February 7, 2022
Cow-calf production is one of the most geographically dispersed agricultural sectors in the U.S. Yet in the past couple of years, just six states — Texas, Oklahoma, Kansas, Nebraska, South Dakota and North Dakota — have had an oversized impact on changes to the national beef cow herd.
These states, aligned from Mexico to Canada, not only contain just over 40% of U.S. beef cows, but they also serve as an important gauge for how far east the drought conditions of the past 18 months have progressed.
In the 2021 USDA Cattle Report, these six states posted a small, combined increase in beef cow numbers, even as the national herd fell by nearly half a million head. At the time, there was speculation that cows in states farther west had found greener pastures in areas where moisture conditions remained closer to historical levels. But as drought conditions continued to slowly progress eastward throughout 2021, these six states lost 480,000 beef cows, accounting for two-thirds of the total national decline.
The U.S. is now into its third year of a smaller beef cow herd, and it will take both improved economics and better pasture conditions to generate a turnaround.
Future beef profits
The past two cattle inventory cycles both featured eight consecutive years of a declining herd before numbers began to rebound. The ending and turnaround years of those cycles (2004-05 and 2014-15) both produced what was at the time record-high cow-calf profitability.
While there are certainly many factors other than national beef cow numbers that affect the financial conditions of cow-calf producers, and while there is no reason to believe that the liquidation phase of this cattle cycle will also span exactly eight years, there remains a high degree of confidence that the average operation will see improving profitability into the medium term.
Even though the profitability outlook in general remains very bright, short-term factors in any given year could overshadow the big picture for a time.

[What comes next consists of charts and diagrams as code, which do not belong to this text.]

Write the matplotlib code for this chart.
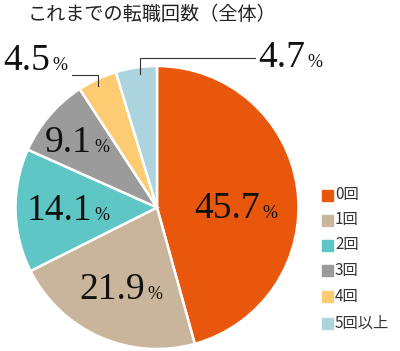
import matplotlib.pyplot as plt
from matplotlib.patches import Rectangle

# --- Data ---
title = "これまでの転職回数（全体）"
categories = ["0回", "1回", "2回", "3回", "4回", "5回以上"]
shares = [45.7, 21.9, 14.1, 9.1, 4.5, 4.7]
colors = ["#E8570C", "#C9B59C", "#5FC6C6", "#9B9B9B", "#FCCB72", "#ABD4DF"]

W, H = 400, 351


def px(x, y):
    # pixel coords (top-left origin) -> figure fraction
    return x / W, 1 - y / H


fig = plt.figure(figsize=(4.0, 3.51), dpi=100)

# --- Pie ---
cx, cy, r = 157, 207.5, 141.5
ax = fig.add_axes([(cx - r) / W, 1 - (cy + r) / H, 2 * r / W, 2 * r / H])
ax.pie(shares, colors=colors, startangle=90, counterclock=False,
       wedgeprops=dict(edgecolor="white", linewidth=1.8))
ax.set_aspect("equal")
ax.set_xlim(-1, 1)
ax.set_ylim(-1, 1)

# --- Value labels (number + small %) ---
label_pos = [(260, 218), (145, 299), (92, 220), (92, 152), (50, 70), (305, 67)]
for val, (x, y) in zip(shares, label_pos):
    fig.text(*px(x, y), f"{val:.1f}", ha="right", va="baseline",
             fontsize=27, family="Liberation Serif", color="#111111")
    fig.text(*px(x + 2, y), "%", ha="left", va="baseline",
             fontsize=13, family="Liberation Serif", color="#111111")

# leader lines for the small slices
fig.add_artist(plt.Line2D([72 / W, 98 / W, 98 / W],
                          [1 - 75 / H, 1 - 75 / H, 1 - 86 / H],
                          color="#333333", lw=0.8))
fig.add_artist(plt.Line2D([140 / W, 140 / W, 255 / W],
                          [1 - 74 / H, 1 - 58 / H, 1 - 58 / H],
                          color="#333333", lw=0.8))

# --- Title ---
fig.text(*px(152, 14), title, ha="center", va="center", fontsize=13.8,
         family=["Noto Sans CJK JP", "DejaVu Sans"], color="#222222")

# --- Legend ---
leg_y = [195, 220, 245, 270, 296, 323]
for cat, col, y in zip(categories, colors, leg_y):
    x0, y0 = px(322, y + 5.5)
    fig.add_artist(Rectangle((x0, y0), 11 / W, 11 / H, color=col,
                             transform=fig.transFigure))
    fig.text(*px(335, y), cat, ha="left", va="center", fontsize=11,
             family=["Noto Sans CJK JP", "DejaVu Sans"], color="#333333")

plt.savefig("out.png", dpi=100)
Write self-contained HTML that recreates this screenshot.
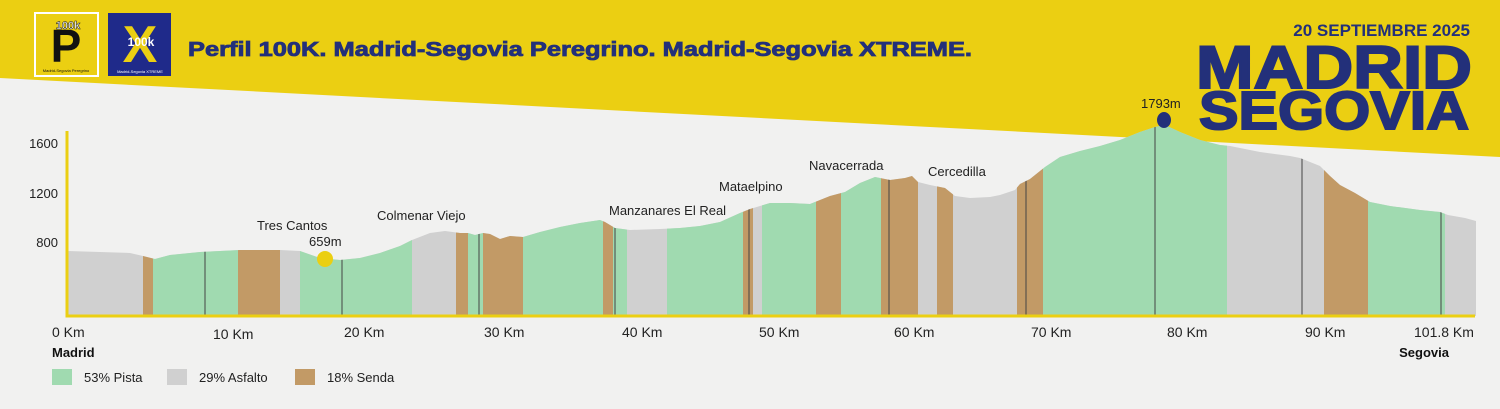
<!DOCTYPE html><html><head><meta charset="utf-8"><style>
body{margin:0;width:1500px;height:409px;overflow:hidden;background:#f1f1f0;font-family:"Liberation Sans",sans-serif}
</style></head><body>
<svg width="1500" height="409" viewBox="0 0 1500 409" xmlns="http://www.w3.org/2000/svg" style="position:absolute;left:0;top:0">
<rect width="1500" height="409" fill="#f1f1f0"/>
<polygon points="0,0 1500,0 1500,157 0,78" fill="#ebcf12"/>
<rect x="34" y="12" width="65" height="65" fill="#fff"/>
<rect x="36" y="14" width="61" height="61" fill="#ebcf12"/>
<text x="66" y="62" font-size="46" font-weight="bold" text-anchor="middle" fill="#111">P</text>
<text x="68" y="29" font-size="11" font-weight="bold" text-anchor="middle" fill="#fff" stroke="#111" stroke-width="0.5">100k</text>
<text x="66" y="72" font-size="4" text-anchor="middle" fill="#111">Madrid-Segovia Peregrino</text>
<rect x="108" y="13" width="63" height="63" fill="#1f2a8a"/>
<text x="140" y="62" font-size="52" font-weight="bold" text-anchor="middle" fill="#ebcf12">X</text>
<text x="141" y="46" font-size="12" font-weight="bold" text-anchor="middle" fill="#fff">100k</text>
<text x="140" y="73" font-size="4" text-anchor="middle" fill="#fff">Madrid-Segovia XTREME</text>
<text x="188" y="56" font-size="20" font-weight="bold" fill="#23307a" stroke="#23307a" stroke-width="0.8" textLength="784" lengthAdjust="spacingAndGlyphs">Perfil 100K. Madrid-Segovia Peregrino. Madrid-Segovia XTREME.</text>
<text x="1470" y="36" font-size="17" font-weight="bold" fill="#23307a" text-anchor="end">20 SEPTIEMBRE 2025</text>
<text x="1472" y="88" font-size="60" font-weight="bold" fill="#23307a" stroke="#23307a" stroke-width="2" text-anchor="end" textLength="276" lengthAdjust="spacingAndGlyphs">MADRID</text>
<text x="1469" y="129" font-size="54" font-weight="bold" fill="#23307a" stroke="#23307a" stroke-width="2" text-anchor="end" textLength="270" lengthAdjust="spacingAndGlyphs">SEGOVIA</text>
<defs><clipPath id="p"><polygon points="68,316 68,251 100,252 130,253 143,256 155,259 170,255 200,252 240,250 280,250 300,251 320,258 340,260 360,258 380,253 400,246 412,240 430,233 445,231 460,233 468,233 475,235 483,233 490,234 500,239 510,236 523,237 540,232 560,227 580,223 600,220 605,222 615,228 630,230 660,229 680,228 700,226 720,222 740,213 750,209 760,206 770,203 790,203 810,204 820,200 830,196 845,192 860,183 875,177 880,178 890,180 905,178 912,176 918,182 930,185 945,188 955,196 970,198 990,197 1000,195 1015,190 1020,184 1030,179 1045,167 1060,157 1080,151 1100,146 1120,140 1140,132 1155,127 1165,125 1180,132 1200,140 1220,145 1230,146 1260,152 1290,156 1300,158 1320,166 1330,176 1340,185 1355,193 1370,202 1390,206 1420,210 1440,212 1448,215 1465,218 1476,221 1476,316"/></clipPath></defs>
<g clip-path="url(#p)">
<rect x="68" y="100" width="1410" height="220" fill="#d0d0d0"/>
<g fill="#c29a66">
<rect x="143" y="100" width="10" height="220"/><rect x="238" y="100" width="42" height="220"/><rect x="456" y="100" width="12" height="220"/><rect x="483" y="100" width="40" height="220"/><rect x="603" y="100" width="10" height="220"/><rect x="743" y="100" width="10" height="220"/><rect x="816" y="100" width="25" height="220"/><rect x="881" y="100" width="37" height="220"/><rect x="937" y="100" width="16" height="220"/><rect x="1017" y="100" width="26" height="220"/><rect x="1324" y="100" width="44" height="220"/></g>
<g fill="#a0dab0">
<rect x="153" y="100" width="85" height="220"/><rect x="300" y="100" width="112" height="220"/><rect x="468" y="100" width="15" height="220"/><rect x="523" y="100" width="80" height="220"/><rect x="613" y="100" width="14" height="220"/><rect x="667" y="100" width="76" height="220"/><rect x="762" y="100" width="54" height="220"/><rect x="841" y="100" width="40" height="220"/><rect x="1043" y="100" width="184" height="220"/><rect x="1368" y="100" width="77" height="220"/></g>
<g stroke="#444" stroke-width="1">
<line x1="205" y1="100" x2="205" y2="316"/><line x1="342" y1="100" x2="342" y2="316"/><line x1="479" y1="100" x2="479" y2="316"/><line x1="615" y1="100" x2="615" y2="316"/><line x1="749" y1="100" x2="749" y2="316"/><line x1="889" y1="100" x2="889" y2="316"/><line x1="1026" y1="100" x2="1026" y2="316"/><line x1="1155" y1="100" x2="1155" y2="316"/><line x1="1302" y1="100" x2="1302" y2="316"/><line x1="1441" y1="100" x2="1441" y2="316"/></g>
</g>
<polyline points="67,131 67,316 1475,316" fill="none" stroke="#ebcf12" stroke-width="3"/>
<g font-size="13" fill="#222" text-anchor="end"><text x="58" y="148">1600</text><text x="58" y="198">1200</text><text x="58" y="247">800</text></g>
<g font-size="13" fill="#222">
<text x="257" y="230">Tres Cantos</text><text x="309" y="246">659m</text><text x="377" y="220">Colmenar Viejo</text><text x="609" y="215">Manzanares El Real</text><text x="719" y="191">Mataelpino</text><text x="809" y="170">Navacerrada</text><text x="928" y="176">Cercedilla</text><text x="1141" y="108">1793m</text></g>
<ellipse cx="325" cy="259" rx="8" ry="8" fill="#ebcf12"/>
<ellipse cx="1164" cy="120" rx="7" ry="8" fill="#23307a"/>
<g font-size="14" fill="#222"><text x="52" y="337">0 Km</text><text x="213" y="339">10 Km</text><text x="344" y="337">20 Km</text><text x="484" y="337">30 Km</text><text x="622" y="337">40 Km</text><text x="759" y="337">50 Km</text><text x="894" y="337">60 Km</text><text x="1031" y="337">70 Km</text><text x="1167" y="337">80 Km</text><text x="1305" y="337">90 Km</text><text x="1414" y="337">101.8 Km</text></g>
<text x="52" y="357" font-size="13" font-weight="bold" fill="#111">Madrid</text>
<text x="1449" y="357" font-size="13" font-weight="bold" fill="#111" text-anchor="end">Segovia</text>
<rect x="52" y="369" width="20" height="16" fill="#a0dab0"/><text x="84" y="382" font-size="13" fill="#222">53% Pista</text>
<rect x="167" y="369" width="20" height="16" fill="#d0d0d0"/><text x="199" y="382" font-size="13" fill="#222">29% Asfalto</text>
<rect x="295" y="369" width="20" height="16" fill="#c29a66"/><text x="327" y="382" font-size="13" fill="#222">18% Senda</text>
</svg>
</body></html>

For instance, 2021 ended with a 2.8% increase in beef production, even though the year began with cattle-on-feed numbers nearly unchanged as available cattle were placed into feedlots at a higher rate than normal, in large part because of deteriorating pasture conditions. There can also be unexpected developments that affect beef demand, both domestically and in important U.S. export markets.
Weather affects herd size
Precipitation totals and pasture conditions will be important to watch as we move through 2022, particularly in the six states noted above.
Texas, Oklahoma and Kansas, for instance, experienced a below historical average prevalence of moderate drought or worse for 2021, but all three of those states have begun 2022 with far worse conditions. As these three states comprise more than a quarter of the national herd, moisture developments in that region will play a large role in the length and extent of the current herd liquidation phase.
So even as the outlook for cow-calf producers generally remains bright for the next few years, there could be shorter periods of higher-than-expected supply or unanticipated demand setbacks.
Producers should take advantage of likely more profitable times in the years ahead to get their operations in better financial shape. The use of risk management tools to lock in profitable returns may play a key role given other uncertainties in the marketplace.
Brown is a livestock economist with the University of Missouri. He grew up on a diversified farm in northwest Missouri.